• Material provided:
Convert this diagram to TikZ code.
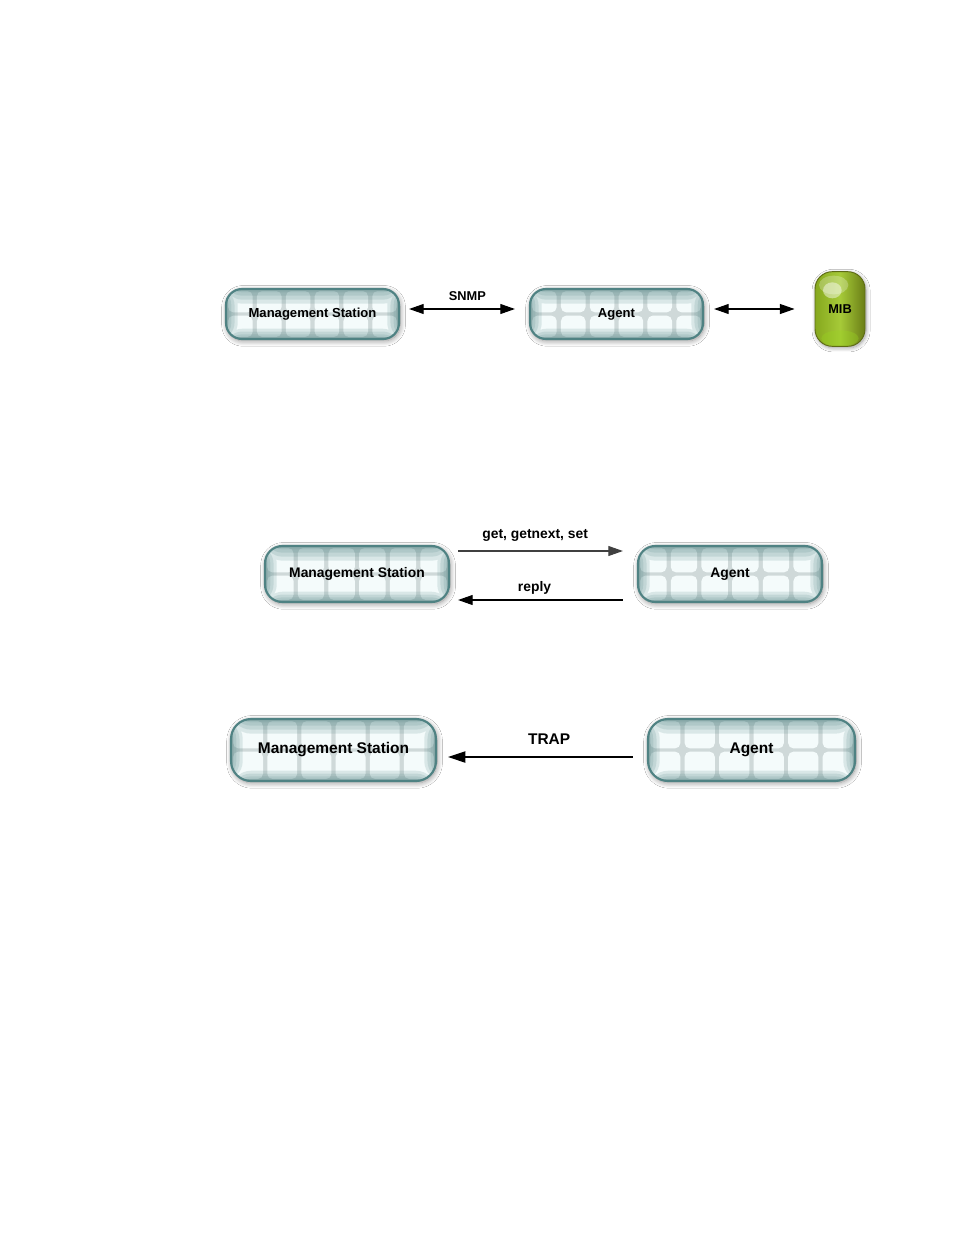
\documentclass[tikz,border=0pt]{standalone}
\usepackage{fontspec}
\setmainfont{Liberation Sans}
\usetikzlibrary{arrows.meta,shadows.blur,calc}
\definecolor{edge}{HTML}{4F8283}
\definecolor{sep}{HTML}{CFD9D9}
\definecolor{cell}{HTML}{F4FBFB}
\definecolor{mibL}{HTML}{86A81E}
\definecolor{mibM}{HTML}{A6CA38}
\definecolor{mibR}{HTML}{6A7E16}
\definecolor{mibE}{HTML}{5E6C16}
\tikzset{
  glassbox/.style={rectangle, rounded corners=#1, draw=edge, line width=1.6pt,
    fill=sep, inner sep=0pt, font=\bfseries,
    blur shadow={shadow blur steps=10, shadow xshift=0.8pt, shadow yshift=-1.4pt,
      shadow opacity=45, shadow blur radius=4pt},
    path picture={
      \foreach \i in {0,...,5}{
        \fill[cell, rounded corners=4pt]
          let \p1=(path picture bounding box.south west),
              \p2=(path picture bounding box.north east),
              \n1={(\x2-\x1)/6}, \n2={(\y2-\y1)/2} in
          ({\x1+\i*\n1+1.6pt},{\y1+1.5pt}) rectangle ({\x1+(\i+1)*\n1-1.6pt},{\y1+\n2-1.2pt})
          ({\x1+\i*\n1+1.6pt},{\y1+\n2+1.2pt}) rectangle ({\x1+(\i+1)*\n1-1.6pt},{\y2-1.5pt});
      }
      \foreach \d in {2.5pt,5pt,8pt,11pt}{
        \fill[edge, opacity=0.16]
          let \p1=(path picture bounding box.south west),
              \p2=(path picture bounding box.north east) in
          (\x1,{\y2-\d}) rectangle (\x2,\y2)
          (\x1,\y1) rectangle (\x2,{\y1+0.7*\d})
          (\x1,\y1) rectangle ({\x1+0.8*\d},\y2)
          ({\x2-0.8*\d},\y1) rectangle (\x2,\y2);
      }
    }},
  mibbox/.style={rectangle, rounded corners=13pt, draw=mibE, line width=0.7pt,
    left color=mibL, right color=mibR, middle color=mibM, inner sep=0pt,
    font=\bfseries\fontsize{9.6}{11}\selectfont,
    minimum width=37.5pt, minimum height=56pt,
    blur shadow={shadow blur steps=8, shadow xshift=0.8pt, shadow yshift=-1.2pt,
      shadow opacity=40, shadow blur radius=3pt},
    path picture={
      \fill[white, opacity=0.45] ($(path picture bounding box.north west)+(13pt,-14pt)$) ellipse (7pt and 6pt);
      \fill[white, opacity=0.25] ($(path picture bounding box.north west)+(14pt,-10pt)$) ellipse (11pt and 7pt);
      \fill[yellow!60!green, opacity=0.35] ($(path picture bounding box.south)+(0,6pt)$) ellipse (14pt and 6pt);
    }},
  arr/.style={line width=0.8pt, -{Triangle[length=11pt,width=7.5pt]}},
  darr/.style={line width=0.8pt, {Triangle[length=11pt,width=7.5pt]}-{Triangle[length=11pt,width=7.5pt]}},
  lbl/.style={font=\bfseries, inner sep=0pt},
}
\begin{document}
\begin{tikzpicture}[x=0.75pt,y=-0.75pt]
\useasboundingbox[fill=white] (0,0) rectangle (954,1235);

% Row 1
\node[glassbox=12pt, minimum width=173*0.75pt, minimum height=50*0.75pt,
  font=\bfseries\fontsize{9.8}{12}\selectfont] (ms1) at (312.5,314) {Management Station};
\node[glassbox=12pt, minimum width=173*0.75pt, minimum height=50*0.75pt,
  font=\bfseries\fontsize{9.8}{12}\selectfont] (ag1) at (616.5,314) {Agent};
\node[mibbox] (mib) at (840,309) {MIB};
\draw[darr] ([shift={(9,-5)}]ms1.east) -- ([shift={(-14,-5)}]ag1.west)
  node[lbl, midway, above=6pt, xshift=4pt, font=\bfseries\fontsize{9.6}{11}\selectfont] (snmp) {SNMP};
\draw[darr] ([shift={(10,-5)}]ag1.east) -- ([shift={(-20,0)}]mib.west);

% Row 2
\node[glassbox=13pt, minimum width=184*0.75pt, minimum height=56*0.75pt,
  font=\bfseries\fontsize{10.4}{12}\selectfont] (ms2) at (357,574) {Management Station};
\node[glassbox=13pt, minimum width=184*0.75pt, minimum height=56*0.75pt,
  font=\bfseries\fontsize{10.4}{12}\selectfont] (ag2) at (730,574) {Agent};
\draw[arr, draw=black!75] ([shift={(8,-23)}]ms2.east) -- ([shift={(-14,-23)}]ag2.west)
  node[lbl, midway, above=6.5pt, xshift=-4pt, font=\bfseries\fontsize{10.4}{12}\selectfont] (get) {get, getnext, set};
\draw[arr] ([shift={(-14,26)}]ag2.west) -- ([shift={(8,26)}]ms2.east)
  node[lbl, midway, above=3.5pt, xshift=-4.5pt, font=\bfseries\fontsize{10.4}{12}\selectfont] (reply) {reply};

% Row 3
\node[glassbox=15pt, minimum width=205*0.75pt, minimum height=62*0.75pt,
  font=\bfseries\fontsize{11.6}{14}\selectfont] (ms3) at (333.5,750) {Management Station};
\node[glassbox=15pt, minimum width=207*0.75pt, minimum height=62*0.75pt,
  font=\bfseries\fontsize{11.6}{14}\selectfont] (ag3) at (751.5,750) {Agent};
\draw[line width=0.8pt, -{Triangle[length=13pt,width=8.5pt]}] ([shift={(-14,7)}]ag3.west) -- ([shift={(11,7)}]ms3.east)
  node[lbl, midway, above=9pt, xshift=6.5pt, font=\bfseries\fontsize{11.6}{14}\selectfont] (trap) {TRAP};
\end{tikzpicture}
\end{document}
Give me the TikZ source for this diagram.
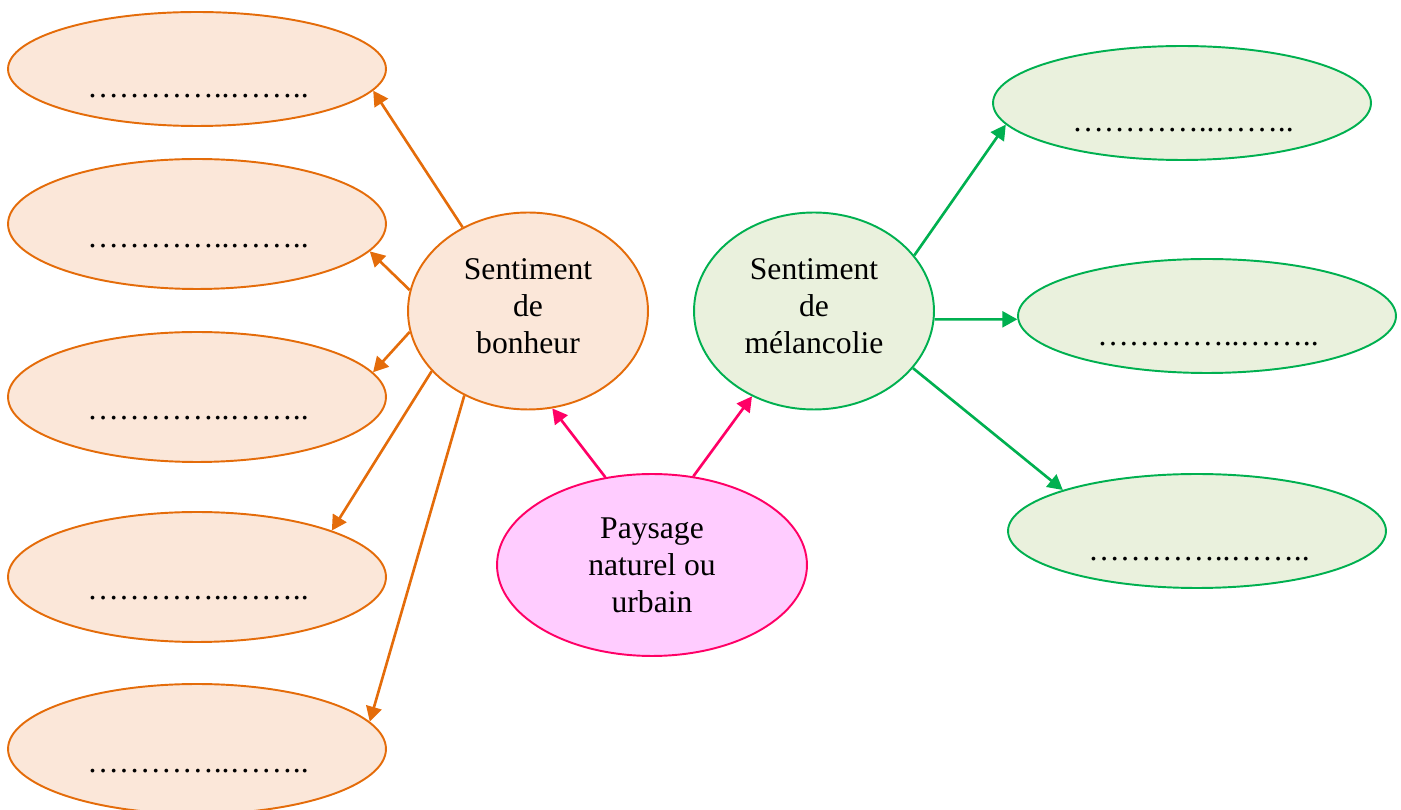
\documentclass[tikz,border=0pt]{standalone}
\usepackage{fontspec}
\setmainfont{Liberation Serif}
\usetikzlibrary{shapes.geometric,arrows.meta}

\definecolor{orangeB}{HTML}{E46C0A}
\definecolor{orangeF}{HTML}{FBE7D9}
\definecolor{vertB}{HTML}{00B050}
\definecolor{vertF}{HTML}{EAF1DD}
\definecolor{roseB}{HTML}{FF0066}
\definecolor{roseF}{HTML}{FFCCFF}

\newcommand{\pointilles}{…………..……..}

\tikzset{
  bulle/.style={ellipse, line width=1.1pt, inner sep=0pt, align=center,
    font=\fontsize{18}{21}\selectfont},
  orbulle/.style={bulle, draw=orangeB, fill=orangeF},
  vebulle/.style={bulle, draw=vertB, fill=vertF},
  rsbulle/.style={bulle, draw=roseB, fill=roseF},
  fleche/.style={-{Triangle[length=8.5pt,width=9pt]}, line width=1.5pt},
  pts/.style={anchor=base, inner sep=0pt, font=\fontsize{18}{21}\selectfont}
}

\begin{document}
\begin{tikzpicture}[x=0.02cm, y=-0.02cm]
    \useasboundingbox (0,0) rectangle (1401,810);

    % 左边的椭圆
    \node[orbulle, minimum width=7.56cm, minimum height=2.28cm] (e1) at (197,69) {};
    \node[orbulle, minimum width=7.56cm, minimum height=2.6cm] (e2) at (197,224) {};
    \node[orbulle, minimum width=7.56cm, minimum height=2.6cm] (e3) at (197,397) {};
    \node[orbulle, minimum width=7.56cm, minimum height=2.6cm] (e4) at (197,577) {};
    \node[orbulle, minimum width=7.56cm, minimum height=2.6cm] (e5) at (197,749) {};
    \node[pts] (p1) at (198,98) {\pointilles};
    \node[pts] (p2) at (198,248) {\pointilles};
    \node[pts] (p3) at (198,420) {\pointilles};
    \node[pts] (p4) at (198,600) {\pointilles};
    \node[pts] (p5) at (198,773) {\pointilles};

    % 右边的椭圆
    \node[vebulle, minimum width=7.56cm, minimum height=2.28cm] (r1) at (1182,103) {};
    \node[vebulle, minimum width=7.56cm, minimum height=2.28cm] (r2) at (1207,316) {};
    \node[vebulle, minimum width=7.56cm, minimum height=2.28cm] (r3) at (1197,531) {};
    \node[pts] (q1) at (1183,132) {\pointilles};
    \node[pts] (q2) at (1208,346) {\pointilles};
    \node[pts] (q3) at (1199,561) {\pointilles};

    % 中间
    \node[orbulle, minimum width=4.8cm, minimum height=3.94cm] (bonheur) at (528,311)
        {Sentiment\\de\\bonheur\\[-15pt]};
    \node[vebulle, minimum width=4.8cm, minimum height=3.94cm] (melancolie) at (814,311)
        {Sentiment\\de\\mélancolie\\[-15pt]};
    \node[rsbulle, minimum width=6.2cm, minimum height=3.64cm] (paysage) at (652,565)
        {Paysage\\naturel ou\\urbain};

    % 箭头
    \draw[fleche, roseB] (paysage.118) -- (bonheur.284);
    \draw[fleche, roseB] (paysage.65) -- (melancolie.234);

    \draw[fleche, orangeB] (bonheur.128) -- (e1.-7.4);
    \draw[fleche, orangeB] (bonheur.170) -- (e2.-9.3);
    \draw[fleche, orangeB] (bonheur.190) -- (e3.8.1);
    \draw[fleche, orangeB] (bonheur.212) -- (e4.19);
    \draw[fleche, orangeB] (bonheur.233) -- (e5.9.7);

    \draw[fleche, vertB] (melancolie.29) -- (r1.187.5);
    \draw[fleche, vertB] (melancolie.-4) -- (r2.181.5);
    \draw[fleche, vertB] (melancolie.-30) -- (r3.163);
\end{tikzpicture}
\end{document}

• Written instruction:
Start at the line that contains "Give me the TikZ source for this diagram.", stop at the line that contains "(0,0) rectangle (1401,810);", and reproduce each line in that stretch exactly. Pictures are excluded.

• Finished exercise:
Give me the TikZ source for this diagram.
\documentclass[tikz,border=0pt]{standalone}
\usepackage{fontspec}
\setmainfont{Liberation Serif}
\usetikzlibrary{shapes.geometric,arrows.meta}

\definecolor{orangeB}{HTML}{E46C0A}
\definecolor{orangeF}{HTML}{FBE7D9}
\definecolor{vertB}{HTML}{00B050}
\definecolor{vertF}{HTML}{EAF1DD}
\definecolor{roseB}{HTML}{FF0066}
\definecolor{roseF}{HTML}{FFCCFF}

\newcommand{\pointilles}{…………..……..}

\tikzset{
  bulle/.style={ellipse, line width=1.1pt, inner sep=0pt, align=center,
    font=\fontsize{18}{21}\selectfont},
  orbulle/.style={bulle, draw=orangeB, fill=orangeF},
  vebulle/.style={bulle, draw=vertB, fill=vertF},
  rsbulle/.style={bulle, draw=roseB, fill=roseF},
  fleche/.style={-{Triangle[length=8.5pt,width=9pt]}, line width=1.5pt},
  pts/.style={anchor=base, inner sep=0pt, font=\fontsize{18}{21}\selectfont}
}

\begin{document}
\begin{tikzpicture}[x=0.02cm, y=-0.02cm]
    \useasboundingbox (0,0) rectangle (1401,810);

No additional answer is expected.